Under the new sales conduct standards proposed by the Securities and Exchange Commission, brokers would no longer be able to recommend the most expensive investment appropriate for investors, SEC Chairman Jay Clayton told an overflow crowd at the SEC’s Atlanta Investor Town Hall on Wednesday.

He was answering a question from an Atlanta AARP executive who asked pointedly if there is a difference between suitability and best interest in the SEC’s new Regulation Best Interest (Reg BI) proposal, which the agency says will better protect investors by reducing conflicts of interest like higher compensation that can act as an incentive for brokers to sell more expensive investments than customers may need.

“With best interest, we’re proposing to raise the level of requirement on broker-dealers when they’re making a recommendation and it is different than what they have today. So the short answer is yes,” Clayton said.

“With suitability, if you come up with two investments for clients, you are allowed to look at which investment makes you the broker more money. Under our new standard you will not be allowed to do that. You can not put your interests ahead of client interests,” Clayton said.
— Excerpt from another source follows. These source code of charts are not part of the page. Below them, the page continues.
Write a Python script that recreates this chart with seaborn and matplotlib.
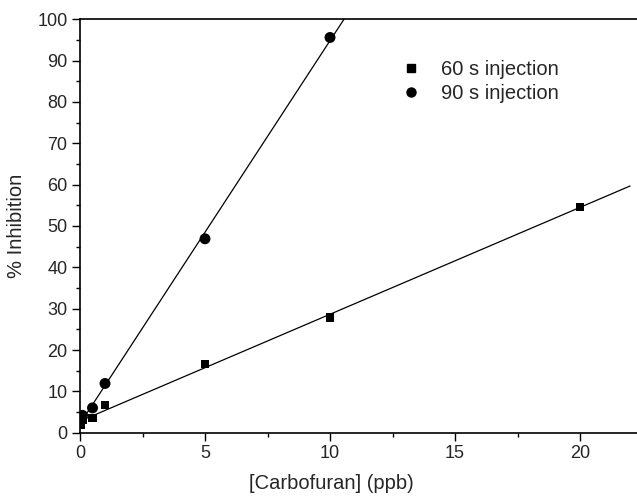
import numpy as np
import pandas as pd
import matplotlib
matplotlib.use("Agg")
import matplotlib.pyplot as plt
import seaborn as sns

# dados
conc_60 = [0.05, 0.1, 0.5, 1, 5, 10, 20]
inib_60 = [2.0, 3.0, 3.5, 6.7, 16.6, 27.9, 54.6]
conc_90 = [0.1, 0.5, 1, 5, 10]
inib_90 = [4.2, 6.0, 11.9, 46.9, 95.6]
series = ["60 s injection", "90 s injection"]

dados = pd.DataFrame({
    "conc": conc_60 + conc_90,
    "inib": inib_60 + inib_90,
    "serie": [series[0]] * len(conc_60) + [series[1]] * len(conc_90),
})

sns.set_style("ticks")
plt.rcParams["font.family"] = ["Liberation Sans", "DejaVu Sans"]

fig = plt.figure(figsize=(6.37, 4.97), dpi=100)
ax = fig.add_axes([0.1256, 0.1294, 0.8744, 0.8318])

# retas de ajuste linear
for s in series:
    d = dados[dados.serie == s]
    a, b = np.polyfit(d.conc, d.inib, 1)
    xs = np.array([0, 22])
    ax.plot(xs, a * xs + b, color="black", lw=0.9, zorder=1)

sns.scatterplot(data=dados[dados.serie == series[0]], x="conc", y="inib", marker="s",
                color="black", s=36, edgecolor="none", ax=ax, zorder=3)
sns.scatterplot(data=dados[dados.serie == series[1]], x="conc", y="inib", marker="o",
                color="black", s=62, edgecolor="none", ax=ax, zorder=3)

ax.set_xlim(0, 22.28)
ax.set_ylim(0, 100)
ax.set_xticks([0, 5, 10, 15, 20])
ax.set_xticks(np.arange(2.5, 22, 5), minor=True)
ax.set_yticks(np.arange(0, 101, 10))
ax.set_yticks(np.arange(5, 100, 10), minor=True)
ax.tick_params(which="major", direction="out", length=5.5, width=1, labelsize=13, color="black")
ax.tick_params(which="minor", direction="out", length=3, width=1, color="black")
for sp in ["left", "bottom", "top"]:
    ax.spines[sp].set_linewidth(1.2)
    ax.spines[sp].set_color("black")
ax.spines["right"].set_visible(False)

ax.set_xlabel("[Carbofuran] (ppb)", fontsize=14.5)
ax.set_ylabel("% Inhibition", fontsize=14.5)
ax.xaxis.set_label_coords(0.452, -0.1)
ax.yaxis.set_label_coords(-0.097, 0.5)

h1 = plt.Line2D([], [], marker="s", ls="", color="black", markersize=5.5)
h2 = plt.Line2D([], [], marker="o", ls="", color="black", markersize=6.5)
ax.legend([h1, h2], series, frameon=False, fontsize=14.5, loc="upper left",
          bbox_to_anchor=(0.525, 0.945), handletextpad=0.5, labelspacing=0.25)

plt.savefig("out.png", dpi=100)
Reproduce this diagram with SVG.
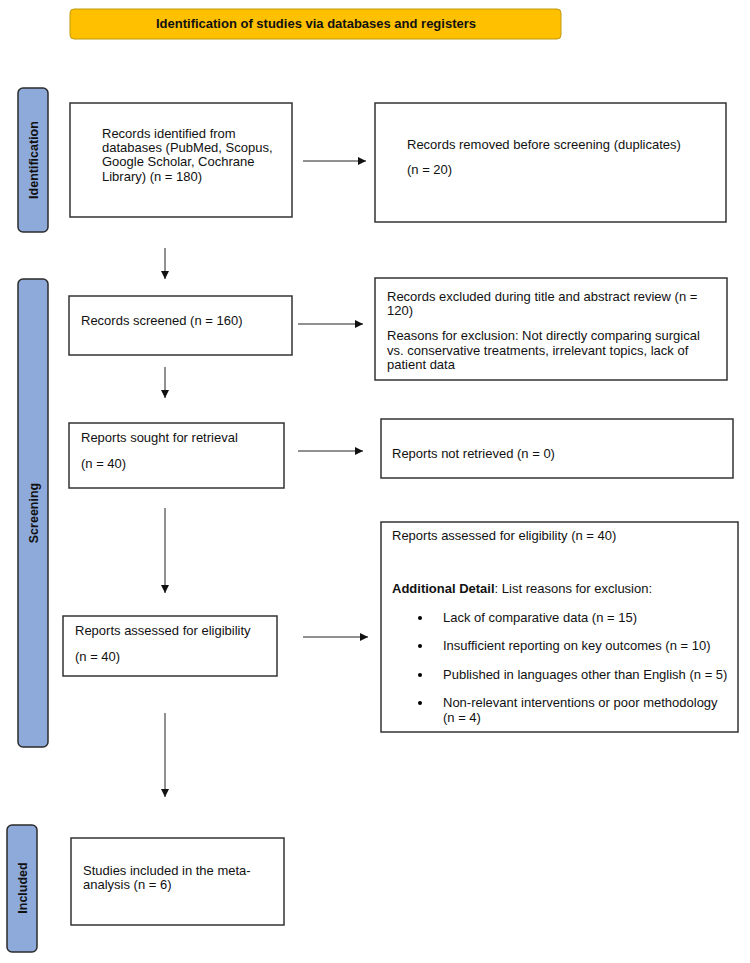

“We will require policies and procedures to get to a place where recommendations also reflect a duty of care that is enhanced [in the regulations of brokers],” Clayton added.

The AARP is one of a number of critics, however, that does not believe that Reg BI goes far enough to protect consumers and wants to see an unequivocal fiduciary standard applied to broker sales conduct.

David Certner, legislative counsel and director of legislative policy for government affairs at AARP, will lobby for a fiduciary standard at the SEC’s Investor Advisory Committee meeting Thursday on Reg BI.

In advance of the meeting, Certner sent Clayton a letter laying out the AARP’s concerns. Specifically the AARP believes that the SEC’s final rule must do two things: clearly define the standard of conduct for investment professionals as a “fiduciary standard,” and provide investors with unambiguous, effective disclosure forms.

“The current SEC proposal does not clearly define a ‘best-interest standard,’ and we believe it must do so,” Certner said in the letter. “Investors also do not understand the different legal standards, or the disclosure forms that apply to different types of financial professionals.”

As consumers save for retirement, they lose as much as $17 billion each year due to profit-driven advice from financial advisors and brokers that is stacked with hidden fees and unfair risk, the AARP said.